The original plot has changed somewhat to suit a smaller cast and venue, but it flows seamlessly. In this production Marguerite regularly performs at the jazz club (in the original she has retired), with the concept of a cabaret show featuring throughout, framed by Max Dorey’s Parisian café set. This undeniably suits the bohemian feel of the 80-seat, smoky, dimly lit Tabard, which is situated above a pub; this gives the venue itself a cabaret feel. Specific seating is not allocated – sit where you like - and drinks are encouraged to be brought into the performance. Throughout the action a dull hum of the pub bustle is audible, as well as the honking horns of traffic passing by. “Jazz Time”, the catchiest and most upbeat song, is performed with genuine joy – slightly shaky vocals add to the gritty atmosphere of the whole piece.
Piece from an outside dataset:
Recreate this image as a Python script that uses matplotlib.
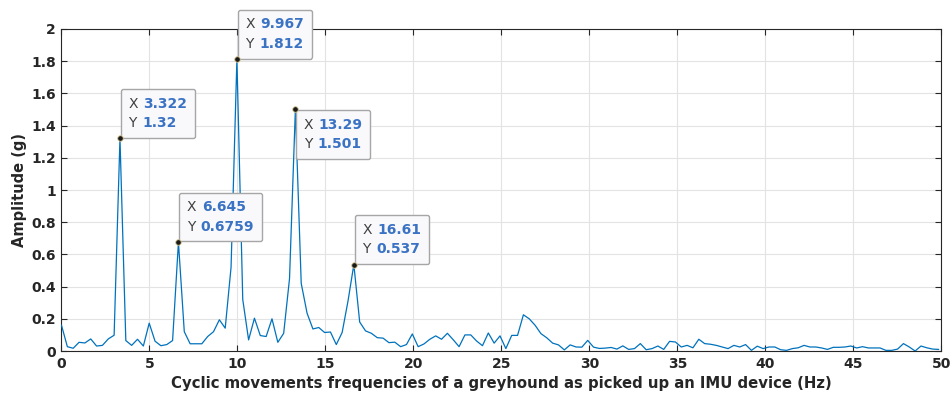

This concept works deliciously, although it was disappointing that after all these aspects of the cabaret atmosphere, we, an audience willing to participate, were rejected in favour of canned laughter. Similarly, while the noise of the market crowd was provided with sound effects, the buzz of the pub outside more than sufficiently created the atmosphere authentically.
The violence seemed too harrowing for the small setting and as a result, melodramatic; when Marguerite’s beloved agent Georges (brilliant Mark Turnbull) gets thrown forward, blood-soaked, and when Armand dramatically shoots the policeman, it all gets too chaotic. However Marguerite’s death has been softened; in the original version she dies after being brutally attacked by a mob in her home, but in this revised production her cause of death is ambiguous as she slips away tenderly in Armand’s arms.
Yvette Robinson (The Woman in White, Evita) gave a powerhouse performance as Marguerite. It would be impossible not to compare Robinson’s Marguerite to Ruthie Henshall’s original portrayal; at times Robinson’s interpretation was indeed similar, but she made it her own through her vulnerability and soaring vocals. The best scene in the play was when she stood onstage alone and sung out every word of “The Face I See” with heart-wrenchingly stark sincerity. Clumsily cute Nadim Naaman’s Armand (originated by Julian Ovenden) had a school-boy nature that was endearingly playful.
The real star of the show is the score, by Legrand, Boublil and Kretzmer, which sounded as enchanting at the Tabard as it did at the Haymarket, if not more so; the piece belongs in an intimate space, and this quirky venue creates an atmosphere for it that feels charmingly authentic.